**RECORDED INFORMATION**
- - - - -

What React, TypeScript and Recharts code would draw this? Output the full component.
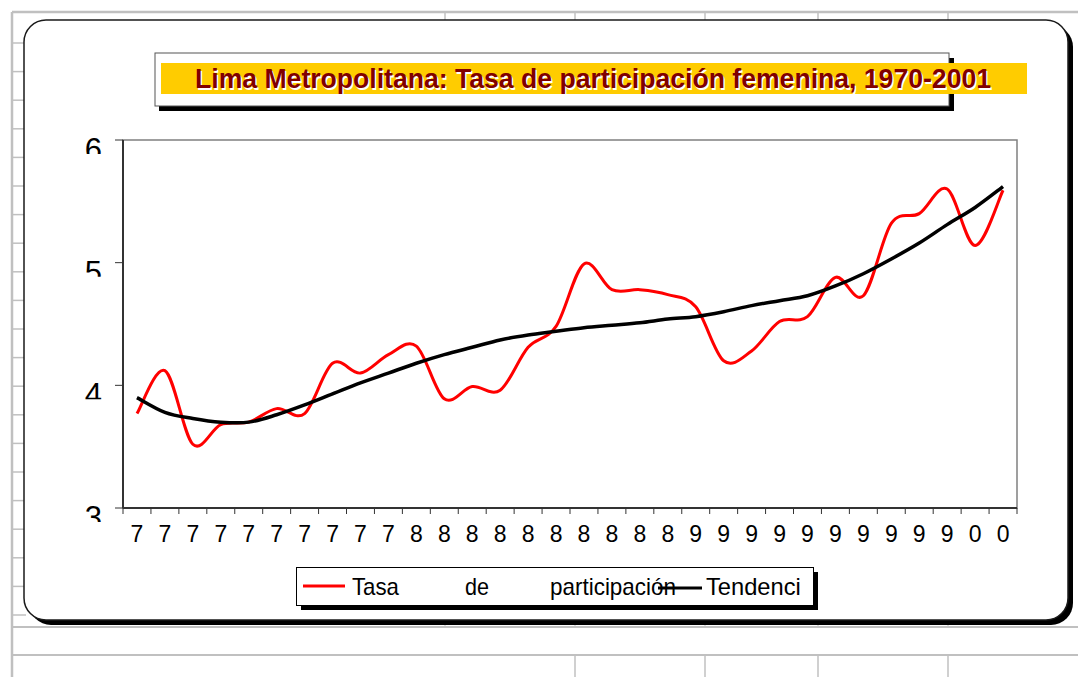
import { LineChart, Line, XAxis, YAxis, ReferenceArea, Legend } from 'recharts';

const FONT = '"Liberation Sans", Arial, Helvetica, sans-serif';

// años 1970-2001 (Excel solo muestra el primer dígito)
const years = [
    '70', '71', '72', '73', '74', '75', '76', '77', '78', '79',
    '80', '81', '82', '83', '84', '85', '86', '87', '88', '89',
    '90', '91', '92', '93', '94', '95', '96', '97', '98', '99',
    '00', '01',
];

const tasa = [
    3.77, 4.12, 3.52, 3.68, 3.70, 3.81, 3.77, 4.18, 4.10, 4.25,
    4.32, 3.89, 3.99, 3.96, 4.31, 4.48, 4.99, 4.78, 4.78, 4.74,
    4.64, 4.20, 4.28, 4.52, 4.56, 4.88, 4.73, 5.32, 5.40, 5.60,
    5.14, 5.59,
];

const tendencia = [
    3.90, 3.78, 3.73, 3.70, 3.70, 3.76, 3.84, 3.93, 4.02, 4.10,
    4.18, 4.25, 4.31, 4.37, 4.41, 4.44, 4.47, 4.49, 4.51, 4.54,
    4.56, 4.60, 4.65, 4.69, 4.73, 4.81, 4.91, 5.03, 5.16, 5.31,
    5.45, 5.62,
];

const yTicks = [3, 4, 5, 6];
const xTicks = [...years.map((_, i) => i), years.length];

const SERIES_TASA = 'Tasa de participación';
const SERIES_TEND = 'Tendencia';
const TITLE = 'Lima Metropolitana: Tasa de participación femenina, 1970-2001';

const data = years.map((y, i) => ({ x: i + 0.5, year: y, tasa: tasa[i], tendencia: tendencia[i] }));

// plot area in page pixels
const PLOT_LEFT = 123;
const PLOT_RIGHT = 1017;
const PLOT_TOP = 140;
const PLOT_BOTTOM = 508;
const STEP = (PLOT_RIGHT - PLOT_LEFT) / years.length;

// Excel-like smoothed line (Catmull-Rom through the points)
function excelSmooth(context: any) {
    let pts: [number, number][] = [];
    return {
        areaStart() {},
        areaEnd() {},
        lineStart() {
            pts = [];
        },
        point(x: number, y: number) {
            pts.push([+x, +y]);
        },
        lineEnd() {
            if (!pts.length) return;
            context.moveTo(pts[0][0], pts[0][1]);
            for (let i = 0; i < pts.length - 1; i++) {
                const p0 = pts[Math.max(i - 1, 0)];
                const p1 = pts[i];
                const p2 = pts[i + 1];
                const p3 = pts[Math.min(i + 2, pts.length - 1)];
                context.bezierCurveTo(
                    p1[0] + (p2[0] - p0[0]) / 6,
                    p1[1] + (p2[1] - p0[1]) / 6,
                    p2[0] - (p3[0] - p1[0]) / 6,
                    p2[1] - (p3[1] - p1[1]) / 6,
                    p2[0],
                    p2[1],
                );
            }
        },
    };
}

function XTick(props: any) {
    const { x, y, index } = props;
    if (index >= years.length) return null;
    return (
        <text x={x + STEP / 2} y={y + 16} textAnchor="middle" fontSize={23} fontFamily={FONT} fill="#000">
            {years[index].charAt(0)}
        </text>
    );
}

function YTick(props: any) {
    const { x, y, payload, index } = props;
    const id = `yclip-${index}`;
    return (
        <g>
            <clipPath id={id}>
                <rect x={x - 40} y={y - 3} width={44} height={17} />
            </clipPath>
            <text x={x} y={y + 20} textAnchor="end" fontSize={31} fontFamily={FONT} fill="#000" clipPath={`url(#${id})`}>
                {payload.value}
            </text>
        </g>
    );
}

function LegendBox(props: any) {
    const payload = props.payload || [];
    const first = payload[0];
    const second = payload[1];
    const words = first ? String(first.value).split(' ') : [];
    const wordX = [60, 173, 258];
    const wordLen = [47, 24, 126];
    return (
        <svg width={540} height={56} style={{ overflow: 'visible' }}>
            <rect x={9} y={10} width={517} height={38} fill="#000" />
            <rect x={4.5} y={5.5} width={517} height={38} fill="#fff" stroke="#000" strokeWidth={1} />
            {first && <line x1={11} x2={53} y1={24} y2={24} stroke={first.color} strokeWidth={3} />}
            {words.map((w, i) => (
                <text key={w} x={wordX[i]} y={33} fontSize={24} fontFamily={FONT} fill="#000"
                    textLength={wordLen[i]} lengthAdjust="spacingAndGlyphs">
                    {w}
                </text>
            ))}
            {second && (
                <>
                    <line x1={366} x2={410} y1={26} y2={26} stroke={second.color} strokeWidth={3} />
                    <clipPath id="legclip">
                        <rect x={400} y={0} width={108} height={56} />
                    </clipPath>
                    <text x={414} y={33} fontSize={24} fontFamily={FONT} fill="#000" clipPath="url(#legclip)"
                        textLength={108} lengthAdjust="spacingAndGlyphs">
                        {second.value}
                    </text>
                </>
            )}
        </svg>
    );
}

function Sheet() {
    const grid = '#c0c0c0';
    const rows: number[] = [];
    for (let r = 43; r < 620; r += 28.6) rows.push(r);
    const cols = [445, 575, 705, 818, 948];
    return (
        <svg width={1078} height={677} style={{ position: 'absolute', left: 0, top: 0 }}>
            <rect x={0} y={0} width={1078} height={677} fill="#fff" />
            <line x1={12} x2={1078} y1={12} y2={12} stroke={grid} strokeWidth={2.5} />
            <line x1={12} x2={12} y1={12} y2={677} stroke={grid} strokeWidth={2.5} />
            {rows.map((r) => (
                <line key={r} x1={12} x2={26} y1={r} y2={r} stroke={grid} strokeWidth={1.5} />
            ))}
            {cols.map((c) => (
                <g key={c}>
                    <line x1={c} x2={c} y1={12} y2={22} stroke={grid} strokeWidth={1.5} />
                    <line x1={c} x2={c} y1={618} y2={627} stroke={grid} strokeWidth={1} />
                    {c !== 445 && <line x1={c} x2={c} y1={655} y2={677} stroke={grid} strokeWidth={1.5} />}
                </g>
            ))}
            <line x1={12} x2={1078} y1={627} y2={627} stroke={grid} strokeWidth={2} />
            <line x1={12} x2={1078} y1={655} y2={655} stroke={grid} strokeWidth={2} />

            {/* chart area with shadow */}
            <rect x={29} y={25} width={1044} height={600} rx={22} fill="#000" />
            <rect x={24} y={20} width={1044} height={600} rx={22} fill="#fff" stroke="#1a1a1a" strokeWidth={1.5} />

            {/* title */}
            <rect x={159} y={58} width={795} height={53} fill="#000" />
            <rect x={155} y={53} width={794} height={53} fill="#fff" stroke="#555" strokeWidth={1} />
            <rect x={161} y={63} width={866} height={31} fill="#ffcc00" />
            <text x={594.5} y={89.5} textAnchor="middle" fontSize={27} fontWeight="bold" fontFamily={FONT}
                fill="#fff" textLength={796} lengthAdjust="spacingAndGlyphs">
                {TITLE}
            </text>
            <text x={593} y={88} textAnchor="middle" fontSize={27} fontWeight="bold" fontFamily={FONT}
                fill="#800000" textLength={796} lengthAdjust="spacingAndGlyphs">
                {TITLE}
            </text>
        </svg>
    );
}

export default function App() {
    return (
        <div style={{ position: 'absolute', left: 0, top: 0, width: 1078, height: 677, overflow: 'hidden', background: '#fff' }}>
            <Sheet />
            <div style={{ position: 'absolute', left: 0, top: 0 }}>
                <LineChart
                    width={1078}
                    height={677}
                    data={data}
                    margin={{ top: PLOT_TOP, right: 1078 - PLOT_RIGHT, bottom: 677 - PLOT_BOTTOM - 40, left: PLOT_LEFT - 60 }}
                >
                    <ReferenceArea x1={0} x2={years.length} y1={3} y2={6} fill="none" stroke="#808080" strokeWidth={1.5} />
                    <XAxis
                        dataKey="x"
                        type="number"
                        domain={[0, years.length]}
                        ticks={xTicks}
                        interval={0}
                        height={40}
                        tickSize={6}
                        tickMargin={12}
                        stroke="#333"
                        axisLine={{ stroke: '#333', strokeWidth: 2 }}
                        tickLine={{ stroke: '#333' }}
                        tick={XTick}
                    />
                    <YAxis
                        type="number"
                        domain={[3, 6]}
                        ticks={yTicks}
                        interval={0}
                        width={60}
                        tickSize={8}
                        tickMargin={13}
                        axisLine={{ stroke: '#333', strokeWidth: 2 }}
                        tickLine={{ stroke: '#333' }}
                        tick={YTick}
                    />
                    <Legend
                        layout="horizontal"
                        verticalAlign="middle"
                        align="center"
                        wrapperStyle={{ left: 292, top: 562, width: 540, height: 56 }}
                        content={LegendBox}
                    />
                    <Line
                        type={excelSmooth as any}
                        dataKey="tasa"
                        name={SERIES_TASA}
                        stroke="#ff0000"
                        strokeWidth={3}
                        dot={false}
                        activeDot={false}
                        isAnimationActive={false}
                    />
                    <Line
                        type={excelSmooth as any}
                        dataKey="tendencia"
                        name={SERIES_TEND}
                        stroke="#000"
                        strokeWidth={3.5}
                        dot={false}
                        activeDot={false}
                        isAnimationActive={false}
                    />
                </LineChart>
            </div>
        </div>
    );
}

- - - - -

**TASK INSTRUCTIONS**
Reproduce the data above word for word from its first line through the line that holds "const xTicks = [...years.map((_, i)", both ends included; skip pictures.

**FULL OUTPUT**
What React, TypeScript and Recharts code would draw this? Output the full component.
import { LineChart, Line, XAxis, YAxis, ReferenceArea, Legend } from 'recharts';

const FONT = '"Liberation Sans", Arial, Helvetica, sans-serif';

// años 1970-2001 (Excel solo muestra el primer dígito)
const years = [
    '70', '71', '72', '73', '74', '75', '76', '77', '78', '79',
    '80', '81', '82', '83', '84', '85', '86', '87', '88', '89',
    '90', '91', '92', '93', '94', '95', '96', '97', '98', '99',
    '00', '01',
];

const tasa = [
    3.77, 4.12, 3.52, 3.68, 3.70, 3.81, 3.77, 4.18, 4.10, 4.25,
    4.32, 3.89, 3.99, 3.96, 4.31, 4.48, 4.99, 4.78, 4.78, 4.74,
    4.64, 4.20, 4.28, 4.52, 4.56, 4.88, 4.73, 5.32, 5.40, 5.60,
    5.14, 5.59,
];

const tendencia = [
    3.90, 3.78, 3.73, 3.70, 3.70, 3.76, 3.84, 3.93, 4.02, 4.10,
    4.18, 4.25, 4.31, 4.37, 4.41, 4.44, 4.47, 4.49, 4.51, 4.54,
    4.56, 4.60, 4.65, 4.69, 4.73, 4.81, 4.91, 5.03, 5.16, 5.31,
    5.45, 5.62,
];

const yTicks = [3, 4, 5, 6];
const xTicks = [...years.map((_, i) => i), years.length];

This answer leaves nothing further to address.